Poster for Astro Race (1973), showing the same gameplay and visuals as Space Race

Space Race was not commercially successful; Nolan Bushnell has described it as "not as successful as Pong by a wide margin", and Ralph Baer claims that it sold around 1,500 units. It inspired a clone game, Taito's 1973 Astro Race, and according to Bushnell also inspired an unsuccessful clone version by Nutting Associates. Midway felt that the release of Space Race violated their contract with Atari for Asteroid, and the two companies agreed in exchange to drop Atari's three percent royalty cut for Asteroid machines. Baer claims Asteroid sold 2,000 units, making Asteroid and Space Race the eighth and ninth best-selling arcade video games of 1973 according to him.

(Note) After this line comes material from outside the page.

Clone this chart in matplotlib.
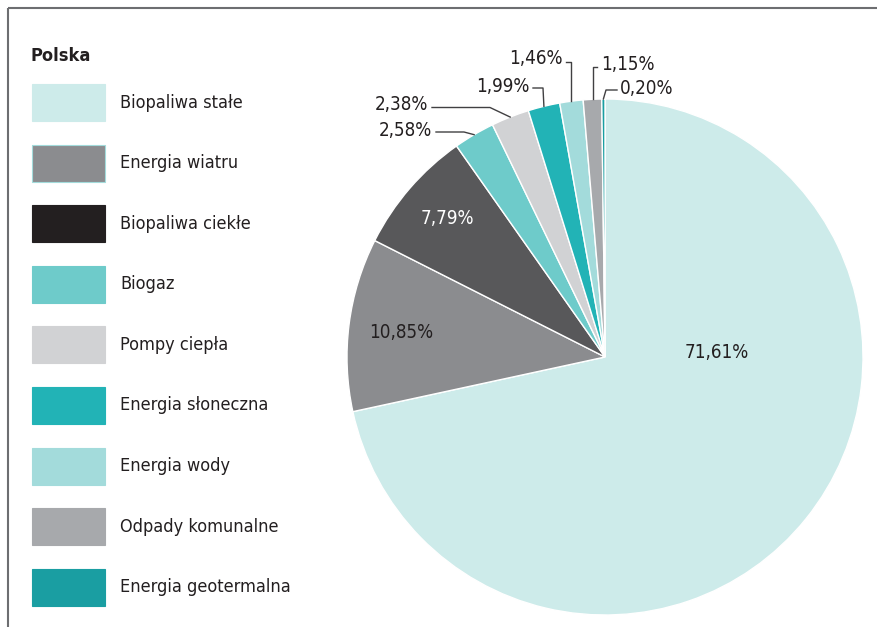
import numpy as np
import matplotlib
matplotlib.use("Agg")
import matplotlib.pyplot as plt
from matplotlib.patches import Rectangle

categories = ["Biopaliwa stałe", "Energia wiatru", "Biopaliwa ciekłe", "Biogaz",
              "Pompy ciepła", "Energia słoneczna", "Energia wody",
              "Odpady komunalne", "Energia geotermalna"]
values = [71.61, 10.85, 7.79, 2.58, 2.38, 1.99, 1.46, 1.15, 0.20]
labels = ["71,61%", "10,85%", "7,79%", "2,58%", "2,38%", "1,99%", "1,46%", "1,15%", "0,20%"]

pie_colors = ["#cdebea", "#8b8c8f", "#58585a", "#6ecbca", "#d1d2d4",
              "#22b3b6", "#a3dbdb", "#a7a9ac", "#1a9ea2"]
legend_colors = ["#cdebea", "#8b8c8f", "#231f20", "#6ecbca", "#d1d2d4",
                 "#22b3b6", "#a3dbdb", "#a7a9ac", "#1a9ea2"]

plt.rcParams['font.family'] = ['DejaVu Sans']
plt.rcParams['font.stretch'] = 'condensed'

W, H = 877, 627
fig = plt.figure(figsize=(W / 100, H / 100), dpi=100)
ax = fig.add_axes([0, 0, 1, 1])

def Y(y):
    return H - y

cx, cy, R = 605, 357, 258
wedges, _ = ax.pie(values, colors=pie_colors, startangle=90, counterclock=False,
                   center=(cx, Y(cy)), radius=R,
                   wedgeprops=dict(edgecolor="white", linewidth=1.0))
ax.set_xlim(0, W)
ax.set_ylim(0, H)
ax.set_aspect('auto')
ax.axis('off')

# frame lines
ax.plot([8, W], [Y(8), Y(8)], color="#6d6e71", lw=1.5, solid_capstyle='butt')
ax.plot([8, 8], [Y(8), 0], color="#6d6e71", lw=1.5, solid_capstyle='butt')

txt = "#231f20"
FS_LEG = 13
FS = 13.5
# legend
ax.text(30, Y(56), "Polska", fontsize=FS_LEG, fontweight='bold', color=txt, va='center', ha='left',
        fontstretch='condensed')
for i, (c, name) in enumerate(zip(legend_colors, categories)):
    yc = 102.5 + i * 60.6
    ax.add_patch(Rectangle((32, Y(yc + 18.5)), 73, 37, facecolor=c,
                           edgecolor=("#a3dbdb" if i == 1 else c), lw=0.8))
    ax.text(120, Y(yc), name, fontsize=FS_LEG, color=txt, va='center', ha='left',
            fontstretch='condensed')

cum = np.cumsum([0] + values)
tot = sum(values)
def anchor(i, r=R):
    th = np.deg2rad((cum[i] + values[i] / 2) / tot * 360)
    return cx + r * np.sin(th), cy - r * np.cos(th)

def label(x, y, s, ha, color=txt):
    ax.text(x, Y(y), s, fontsize=FS, color=color, ha=ha, va='center', fontstretch='condensed')

label(717, 352, labels[0], 'center')
label(401, 333, labels[1], 'center')
label(447, 218, labels[2], 'center', color="white")

lc = "#414042"
def leader(pts):
    ax.plot([p[0] for p in pts], [Y(p[1]) for p in pts], color=lc, lw=1.0)

label(432, 131, labels[3], 'right')
leader([(436, 132), (464, 132), anchor(3)])
label(428, 105, labels[4], 'right')
leader([(432, 107.5), (490, 107.5), anchor(4)])
label(529, 86, labels[5], 'right')
leader([(533, 88), (543, 88), anchor(5)])
label(563, 58, labels[6], 'right')
a = anchor(6)
leader([(566, 62), (571, 62), (571, a[1])])
label(601, 64, labels[7], 'left')
a = anchor(7)
leader([(597, 67), (593, 67), (593, a[1])])
label(620, 89, labels[8], 'left')
leader([anchor(8), (606, 90), (617, 90)])

fig.savefig("out.png", dpi=100)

Despite Space Races prominence as Atari's second game and the first after Pong, the 1973 arcade video game market was largely dominated by Pong clones; while Pong was the fourth arcade video game ever produced, Space Race was approximately the fourteenth, with nine Pong clones between them and mostly only other clones filling out the rest of the year's releases.

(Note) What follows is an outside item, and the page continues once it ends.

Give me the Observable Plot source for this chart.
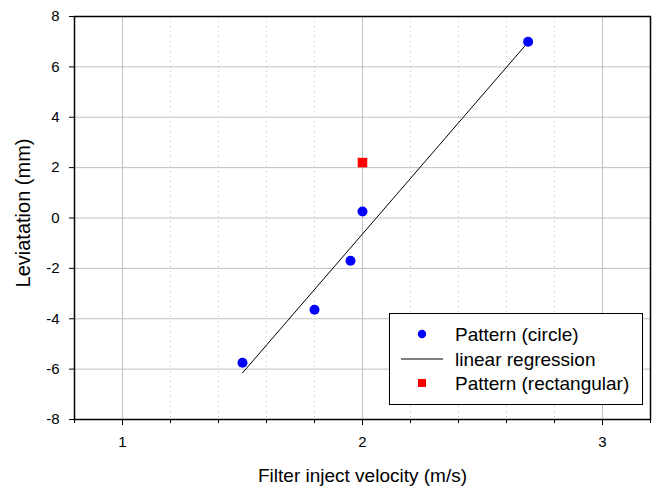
<!DOCTYPE html>
<html>
<head>
<meta charset="utf-8">
<script src="https://cdn.jsdelivr.net/npm/d3@7"></script>
<script src="https://cdn.jsdelivr.net/npm/@observablehq/plot@0.6"></script>
<style>
  body { margin: 0; background: #fff; }
  #wrap { position: relative; width: 667px; height: 499px; }
  #legend { position: absolute; left: 389px; top: 313px; width: 252px; height: 90px;
    border: 1px solid #000; background: #fff; }
  #legend text { font-family: "Liberation Sans", Arial, sans-serif; font-size: 19px; fill: #000; }
</style>
</head>
<body>
<div id="wrap"></div>
<script>
// Data
const circleX = [1.5, 1.8, 1.95, 2.0, 2.69];
const circleY = [-5.75, -3.64, -1.70, 0.26, 7.0];
const rectX = [2.0];
const rectY = [2.2];
const xMajorTicks = [1, 2, 3];
const xMinorTicks = [0.8, 1.2, 1.4, 1.6, 1.8, 2.2, 2.4, 2.6, 2.8, 3.2];
const xMinorGrid = [1.2, 1.4, 1.6, 1.8, 2.2, 2.4, 2.6, 2.8];
const yTicks = [-8, -6, -4, -2, 0, 2, 4, 6, 8];
const legendLabels = ["Pattern (circle)", "linear regression", "Pattern (rectangular)"];
const xLabel = "Filter inject velocity (m/s)";
const yLabel = "Leviatation (mm)";

const circles = circleX.map((x, i) => ({x, y: circleY[i]}));
const rects = rectX.map((x, i) => ({x, y: rectY[i]}));

const font = "'Liberation Sans', Arial, sans-serif";
const fmt = d => String(d); // plain hyphen-minus like the reference

const chart = Plot.plot({
  width: 667,
  height: 499,
  marginLeft: 74,
  marginRight: 17,
  marginTop: 16,
  marginBottom: 80,
  style: {fontFamily: font, fontSize: "14px", color: "#000", background: "#fff"},
  x: {domain: [0.8, 3.2]},
  y: {domain: [-8, 8]},
  marks: [
    Plot.ruleX(xMinorGrid, {stroke: "#c0c0c0", strokeDasharray: "1,4"}),
    Plot.ruleX(xMajorTicks, {stroke: "#c0c0c0"}),
    Plot.ruleY(yTicks, {stroke: "#c0c0c0"}),
    Plot.axisX({ticks: xMinorTicks, tickSize: 4, tickFormat: () => "", label: null}),
    Plot.axisX({ticks: xMajorTicks, tickSize: 6, tickPadding: 11, tickFormat: fmt, label: null, fontSize: 15}),
    Plot.axisY({ticks: yTicks, tickSize: 5, tickPadding: 10, tickFormat: fmt, label: null, fontSize: 15}),
    Plot.frame({stroke: "#000", strokeWidth: 1.5}),
    Plot.linearRegressionY(circles, {x: "x", y: "y", ci: 0, stroke: "#000", strokeWidth: 1}),
    Plot.dot(circles, {x: "x", y: "y", r: 5, fill: "#0000ff", stroke: "none"}),
    Plot.dot(rects, {x: "x", y: "y", symbol: "square", r: 5.4, fill: "#ff0000", stroke: "none"}),
    Plot.text([xLabel], {text: d => d, frameAnchor: "bottom", textAnchor: "middle", dy: 62, fontSize: 19, fill: "#000"}),
    Plot.text([yLabel], {text: d => d, frameAnchor: "left", textAnchor: "middle", rotate: -90, dx: -51, dy: -5, fontSize: 20, fill: "#000"})
  ]
});
document.getElementById("wrap").appendChild(chart);

// Legend (HTML overlay with inline SVG symbols)
const legend = d3.select("#wrap").append("div").attr("id", "legend");
const lsvg = legend.append("svg").attr("width", 252).attr("height", 90);
const rowY = [20, 45, 69];
lsvg.append("circle").attr("cx", 32).attr("cy", rowY[0]).attr("r", 4.2).attr("fill", "#0000ff");
lsvg.append("line").attr("x1", 11).attr("x2", 53).attr("y1", rowY[1]).attr("y2", rowY[1]).attr("stroke", "#000");
lsvg.append("rect").attr("x", 28).attr("y", rowY[2] - 4).attr("width", 8).attr("height", 8).attr("fill", "#ff0000");
legendLabels.forEach((t, i) => {
  lsvg.append("text").attr("x", 65).attr("y", rowY[i]).attr("dy", "0.36em").text(t);
});
</script>
</body>
</html>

Space Race was the first arcade racing game, as well as the first game with a goal of crossing the screen while avoiding obstacles, though a few racing games had been released in 1972 for the Magnavox Odyssey home video game console. Later games in that genre are the arcade game Frogger and the Atari 2600 Freeway, both from 1981. A similarly-titled, expanded version of Space Race was published by ANALOG Software in 1981 for the Atari 8-bit computers as Race in Space.

In July 2013, Space Race was one of the titles that was sold to Tommo during the Atari bankruptcy proceedings.